Records with drawing code

╭──

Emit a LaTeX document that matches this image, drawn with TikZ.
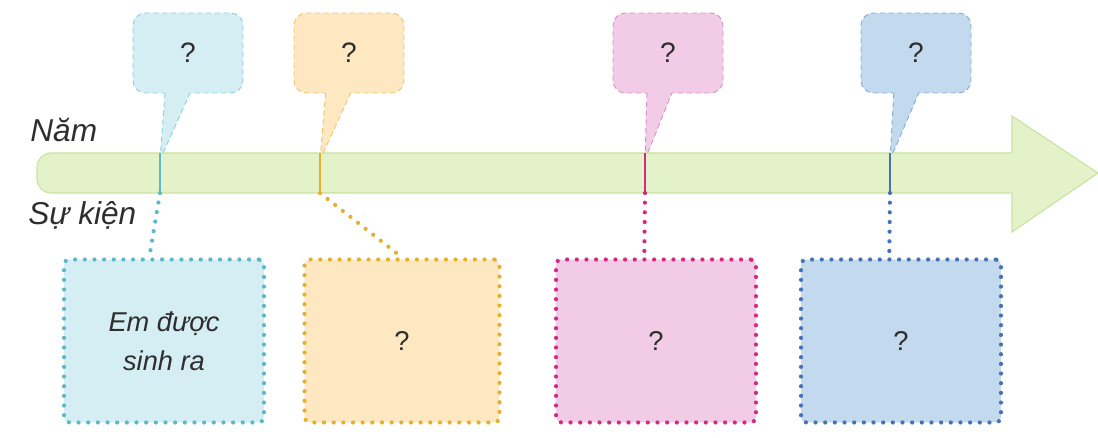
\documentclass[tikz,border=0pt]{standalone}
\usepackage{fontspec}
\setmainfont{Liberation Sans}
\usetikzlibrary{shapes.callouts}

\definecolor{cyanfill}{HTML}{D4EEF3}
\definecolor{cyanline}{HTML}{8FCFDB}
\definecolor{cyandot}{HTML}{5FB8C8}
\definecolor{orgfill}{HTML}{FDE8C2}
\definecolor{orgline}{HTML}{EFC46A}
\definecolor{orgdot}{HTML}{E5B02E}
\definecolor{pinkfill}{HTML}{F2CCE6}
\definecolor{pinkline}{HTML}{D692C2}
\definecolor{pinkdot}{HTML}{D42A82}
\definecolor{bluefill}{HTML}{C3D9EE}
\definecolor{blueline}{HTML}{85ACD6}
\definecolor{bluedot}{HTML}{4573B5}
\definecolor{barfill}{HTML}{E3F2C8}
\definecolor{barline}{HTML}{C9E19F}
\definecolor{txt}{HTML}{2E2E2E}

\tikzset{
	bubble/.style={rectangle callout, rounded corners=7pt, minimum width=2.2cm, minimum height=1.6cm, callout pointer width=0.5cm, densely dashed, line width=0.5pt, text=txt, font=\fontsize{16}{18}\selectfont},
	eventbox/.style={rectangle, rounded corners=3pt, minimum width=4cm, minimum height=3.26cm, line width=2.4pt, dash pattern=on 0pt off 5.5pt, line cap=round, text=txt, align=center, font=\itshape\fontsize{15.5}{22}\selectfont},
	dotlink/.style={line width=2.4pt, dash pattern=on 0pt off 5.5pt, line cap=round},
	axislabel/.style={anchor=west, inner sep=0pt, text=txt, font=\itshape\fontsize{18}{20}\selectfont}
}

\begin{document}
\begin{tikzpicture}[x=0.02cm,y=-0.02cm]
	\useasboundingbox (0,0) rectangle (1098,438);
	
	\fill[barfill, rounded corners=8pt] (1020,153) -- (37,153) -- (37,193) -- (1020,193) -- cycle;
	\draw[barline, line width=0.6pt, rounded corners=8pt] (1012,153) -- (37,153) -- (37,193) -- (1012,193);
	\draw[barline, fill=barfill, line width=0.6pt] (1012,153) -- (1012,116) -- (1098,173) -- (1012,232) -- (1012,193);
	
	\coordinate (t1) at (160,153); \coordinate (b1) at (160,193);
	\coordinate (t2) at (320,153); \coordinate (b2) at (320,193);
	\coordinate (t3) at (645,153); \coordinate (b3) at (645,193);
	\coordinate (t4) at (890,153); \coordinate (b4) at (890,193);
	\coordinate (p1) at (160,160); \coordinate (p2) at (320,160);
	\coordinate (p3) at (645,160); \coordinate (p4) at (890,160);
	
	\node[axislabel] (nam) at (30,130) {Năm};
	\node[axislabel] (sukien) at (28,215) {Sự kiện};
	
	\node[bubble, fill=cyanfill, draw=cyanline, callout absolute pointer={(p1)}] (q1) at (188,53) {?};
	\node[bubble, fill=orgfill, draw=orgline, callout absolute pointer={(p2)}] (q2) at (349,53) {?};
	\node[bubble, fill=pinkfill, draw=pinkline, callout absolute pointer={(p3)}] (q3) at (668,53) {?};
	\node[bubble, fill=bluefill, draw=blueline, callout absolute pointer={(p4)}] (q4) at (916,53) {?};
	
	\draw[cyandot, line width=0.8pt] (t1) -- (b1);
	\draw[orgdot, line width=1.5pt] (t2) -- (b2);
	\draw[pinkdot, line width=1.5pt] (t3) -- (b3);
	\draw[bluedot, line width=0.8pt] (t4) -- (b4);
	
	\node[eventbox, fill=cyanfill, draw=cyandot] (e1) at (164,341) {Em được\\sinh ra};
	\node[eventbox, fill=orgfill, draw=orgdot, minimum width=3.9cm] (e2) at (402,341) {\upshape ?};
	\node[eventbox, fill=pinkfill, draw=pinkdot] (e3) at (656,341) {\upshape ?};
	\node[eventbox, fill=bluefill, draw=bluedot] (e4) at (901,341) {\upshape ?};
	
	\draw[dotlink, cyandot] (b1) -- (e1.100);
	\draw[dotlink, orgdot] (b2) -- (e2.north);
	\draw[dotlink, pinkdot] (b3) -- (e3.98);
	\draw[dotlink, bluedot] (b4) -- (e4.98);
\end{tikzpicture}
\end{document}
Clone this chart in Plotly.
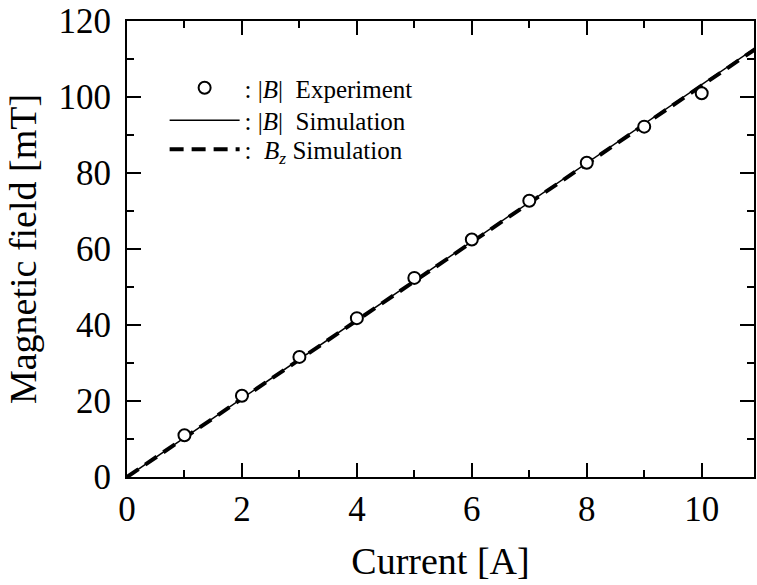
import plotly.graph_objects as go

# Measured field at the coil centre
current_exp = [1, 2, 3, 4, 5, 6, 7, 8, 9, 10]
b_abs_exp = [11.0, 21.4, 31.6, 41.8, 52.4, 62.5, 72.7, 82.7, 92.2, 101.0]

# Simulated field (|B| and the z-component)
current_sim = [0, 1, 2, 3, 4, 5, 6, 7, 8, 9, 10, 11]
b_abs_sim = [0, 10.33, 20.66, 30.99, 41.32, 51.65, 61.98, 72.31, 82.64, 92.97, 103.3, 113.6]
b_z_sim = [0, 10.3, 20.6, 30.9, 41.2, 51.5, 61.8, 72.1, 82.4, 92.7, 103.0, 113.3]

x_ticks = [0, 2, 4, 6, 8, 10]
y_ticks = [0, 20, 40, 60, 80, 100, 120]

FONT = "Liberation Serif"

fig = go.Figure()

fig.add_trace(go.Scatter(
    x=current_sim, y=b_abs_sim, mode="lines",
    line=dict(color="black", width=1.5),
    name=": |<i>B</i>|  Simulation", legend="legend2",
))
fig.add_trace(go.Scatter(
    x=current_sim, y=b_z_sim, mode="lines",
    line=dict(color="black", width=4, dash="14px,8px"),
    name=":  <i>B<sub>z</sub></i> Simulation", legend="legend3",
))
fig.add_trace(go.Scatter(
    x=current_exp, y=b_abs_exp, mode="markers",
    marker=dict(symbol="circle", size=12, color="white",
                line=dict(color="black", width=2)),
    name=": |<i>B</i>|  Experiment", legend="legend",
))

axis_common = dict(
    showline=True, linecolor="black", linewidth=2, mirror="ticks",
    ticks="inside", ticklen=14, tickwidth=2, tickcolor="black",
    showgrid=False, zeroline=False,
    tickfont=dict(family=FONT, size=35, color="black"),
    title_font=dict(family=FONT, size=38, color="black"),
)

fig.update_xaxes(
    range=[0, 10.91], tickvals=x_ticks, ticktext=[str(v) for v in x_ticks],
    minor=dict(dtick=1, ticks="inside", ticklen=7, tickwidth=2, tickcolor="black"),
    title_text="Current [A]", title_standoff=19,
    **axis_common,
)
fig.update_yaxes(
    range=[0, 120], tickvals=y_ticks,
    ticktext=[str(v) + "\u2009" for v in y_ticks],
    minor=dict(dtick=10, ticks="inside", ticklen=7, tickwidth=2, tickcolor="black"),
    title_text="Magnetic field [mT]", title_standoff=10,
    **axis_common,
)

legend_common = dict(
    x=0.06, xanchor="left", yanchor="middle",
    bgcolor="rgba(0,0,0,0)", borderwidth=0,
    font=dict(family=FONT, size=25, color="black"),
    itemwidth=70,
)

fig.update_layout(
    width=757, height=585,
    margin=dict(l=127, r=1, t=21, b=108),
    paper_bgcolor="white", plot_bgcolor="white",
    font=dict(family=FONT, color="black"),
    showlegend=True,
    legend=dict(y=0.853, **legend_common),
    legend2=dict(y=0.782, **legend_common),
    legend3=dict(y=0.718, **legend_common),
)

fig.write_html("out.html")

╰──

#### Exercise
From the data above, write out everything exactly except the pictures.

#### Full answer
Emit a LaTeX document that matches this image, drawn with TikZ.
\documentclass[tikz,border=0pt]{standalone}
\usepackage{fontspec}
\setmainfont{Liberation Sans}
\usetikzlibrary{shapes.callouts}

\definecolor{cyanfill}{HTML}{D4EEF3}
\definecolor{cyanline}{HTML}{8FCFDB}
\definecolor{cyandot}{HTML}{5FB8C8}
\definecolor{orgfill}{HTML}{FDE8C2}
\definecolor{orgline}{HTML}{EFC46A}
\definecolor{orgdot}{HTML}{E5B02E}
\definecolor{pinkfill}{HTML}{F2CCE6}
\definecolor{pinkline}{HTML}{D692C2}
\definecolor{pinkdot}{HTML}{D42A82}
\definecolor{bluefill}{HTML}{C3D9EE}
\definecolor{blueline}{HTML}{85ACD6}
\definecolor{bluedot}{HTML}{4573B5}
\definecolor{barfill}{HTML}{E3F2C8}
\definecolor{barline}{HTML}{C9E19F}
\definecolor{txt}{HTML}{2E2E2E}

\tikzset{
	bubble/.style={rectangle callout, rounded corners=7pt, minimum width=2.2cm, minimum height=1.6cm, callout pointer width=0.5cm, densely dashed, line width=0.5pt, text=txt, font=\fontsize{16}{18}\selectfont},
	eventbox/.style={rectangle, rounded corners=3pt, minimum width=4cm, minimum height=3.26cm, line width=2.4pt, dash pattern=on 0pt off 5.5pt, line cap=round, text=txt, align=center, font=\itshape\fontsize{15.5}{22}\selectfont},
	dotlink/.style={line width=2.4pt, dash pattern=on 0pt off 5.5pt, line cap=round},
	axislabel/.style={anchor=west, inner sep=0pt, text=txt, font=\itshape\fontsize{18}{20}\selectfont}
}

\begin{document}
\begin{tikzpicture}[x=0.02cm,y=-0.02cm]
	\useasboundingbox (0,0) rectangle (1098,438);
	
	\fill[barfill, rounded corners=8pt] (1020,153) -- (37,153) -- (37,193) -- (1020,193) -- cycle;
	\draw[barline, line width=0.6pt, rounded corners=8pt] (1012,153) -- (37,153) -- (37,193) -- (1012,193);
	\draw[barline, fill=barfill, line width=0.6pt] (1012,153) -- (1012,116) -- (1098,173) -- (1012,232) -- (1012,193);
	
	\coordinate (t1) at (160,153); \coordinate (b1) at (160,193);
	\coordinate (t2) at (320,153); \coordinate (b2) at (320,193);
	\coordinate (t3) at (645,153); \coordinate (b3) at (645,193);
	\coordinate (t4) at (890,153); \coordinate (b4) at (890,193);
	\coordinate (p1) at (160,160); \coordinate (p2) at (320,160);
	\coordinate (p3) at (645,160); \coordinate (p4) at (890,160);
	
	\node[axislabel] (nam) at (30,130) {Năm};
	\node[axislabel] (sukien) at (28,215) {Sự kiện};
	
	\node[bubble, fill=cyanfill, draw=cyanline, callout absolute pointer={(p1)}] (q1) at (188,53) {?};
	\node[bubble, fill=orgfill, draw=orgline, callout absolute pointer={(p2)}] (q2) at (349,53) {?};
	\node[bubble, fill=pinkfill, draw=pinkline, callout absolute pointer={(p3)}] (q3) at (668,53) {?};
	\node[bubble, fill=bluefill, draw=blueline, callout absolute pointer={(p4)}] (q4) at (916,53) {?};
	
	\draw[cyandot, line width=0.8pt] (t1) -- (b1);
	\draw[orgdot, line width=1.5pt] (t2) -- (b2);
	\draw[pinkdot, line width=1.5pt] (t3) -- (b3);
	\draw[bluedot, line width=0.8pt] (t4) -- (b4);
	
	\node[eventbox, fill=cyanfill, draw=cyandot] (e1) at (164,341) {Em được\\sinh ra};
	\node[eventbox, fill=orgfill, draw=orgdot, minimum width=3.9cm] (e2) at (402,341) {\upshape ?};
	\node[eventbox, fill=pinkfill, draw=pinkdot] (e3) at (656,341) {\upshape ?};
	\node[eventbox, fill=bluefill, draw=bluedot] (e4) at (901,341) {\upshape ?};
	
	\draw[dotlink, cyandot] (b1) -- (e1.100);
	\draw[dotlink, orgdot] (b2) -- (e2.north);
	\draw[dotlink, pinkdot] (b3) -- (e3.98);
	\draw[dotlink, bluedot] (b4) -- (e4.98);
\end{tikzpicture}
\end{document}
Clone this chart in Plotly.
import plotly.graph_objects as go

# Measured field at the coil centre
current_exp = [1, 2, 3, 4, 5, 6, 7, 8, 9, 10]
b_abs_exp = [11.0, 21.4, 31.6, 41.8, 52.4, 62.5, 72.7, 82.7, 92.2, 101.0]

# Simulated field (|B| and the z-component)
current_sim = [0, 1, 2, 3, 4, 5, 6, 7, 8, 9, 10, 11]
b_abs_sim = [0, 10.33, 20.66, 30.99, 41.32, 51.65, 61.98, 72.31, 82.64, 92.97, 103.3, 113.6]
b_z_sim = [0, 10.3, 20.6, 30.9, 41.2, 51.5, 61.8, 72.1, 82.4, 92.7, 103.0, 113.3]

x_ticks = [0, 2, 4, 6, 8, 10]
y_ticks = [0, 20, 40, 60, 80, 100, 120]

FONT = "Liberation Serif"

fig = go.Figure()

fig.add_trace(go.Scatter(
    x=current_sim, y=b_abs_sim, mode="lines",
    line=dict(color="black", width=1.5),
    name=": |<i>B</i>|  Simulation", legend="legend2",
))
fig.add_trace(go.Scatter(
    x=current_sim, y=b_z_sim, mode="lines",
    line=dict(color="black", width=4, dash="14px,8px"),
    name=":  <i>B<sub>z</sub></i> Simulation", legend="legend3",
))
fig.add_trace(go.Scatter(
    x=current_exp, y=b_abs_exp, mode="markers",
    marker=dict(symbol="circle", size=12, color="white",
                line=dict(color="black", width=2)),
    name=": |<i>B</i>|  Experiment", legend="legend",
))

axis_common = dict(
    showline=True, linecolor="black", linewidth=2, mirror="ticks",
    ticks="inside", ticklen=14, tickwidth=2, tickcolor="black",
    showgrid=False, zeroline=False,
    tickfont=dict(family=FONT, size=35, color="black"),
    title_font=dict(family=FONT, size=38, color="black"),
)

fig.update_xaxes(
    range=[0, 10.91], tickvals=x_ticks, ticktext=[str(v) for v in x_ticks],
    minor=dict(dtick=1, ticks="inside", ticklen=7, tickwidth=2, tickcolor="black"),
    title_text="Current [A]", title_standoff=19,
    **axis_common,
)
fig.update_yaxes(
    range=[0, 120], tickvals=y_ticks,
    ticktext=[str(v) + "\u2009" for v in y_ticks],
    minor=dict(dtick=10, ticks="inside", ticklen=7, tickwidth=2, tickcolor="black"),
    title_text="Magnetic field [mT]", title_standoff=10,
    **axis_common,
)

legend_common = dict(
    x=0.06, xanchor="left", yanchor="middle",
    bgcolor="rgba(0,0,0,0)", borderwidth=0,
    font=dict(family=FONT, size=25, color="black"),
    itemwidth=70,
)

fig.update_layout(
    width=757, height=585,
    margin=dict(l=127, r=1, t=21, b=108),
    paper_bgcolor="white", plot_bgcolor="white",
    font=dict(family=FONT, color="black"),
    showlegend=True,
    legend=dict(y=0.853, **legend_common),
    legend2=dict(y=0.782, **legend_common),
    legend3=dict(y=0.718, **legend_common),
)

fig.write_html("out.html")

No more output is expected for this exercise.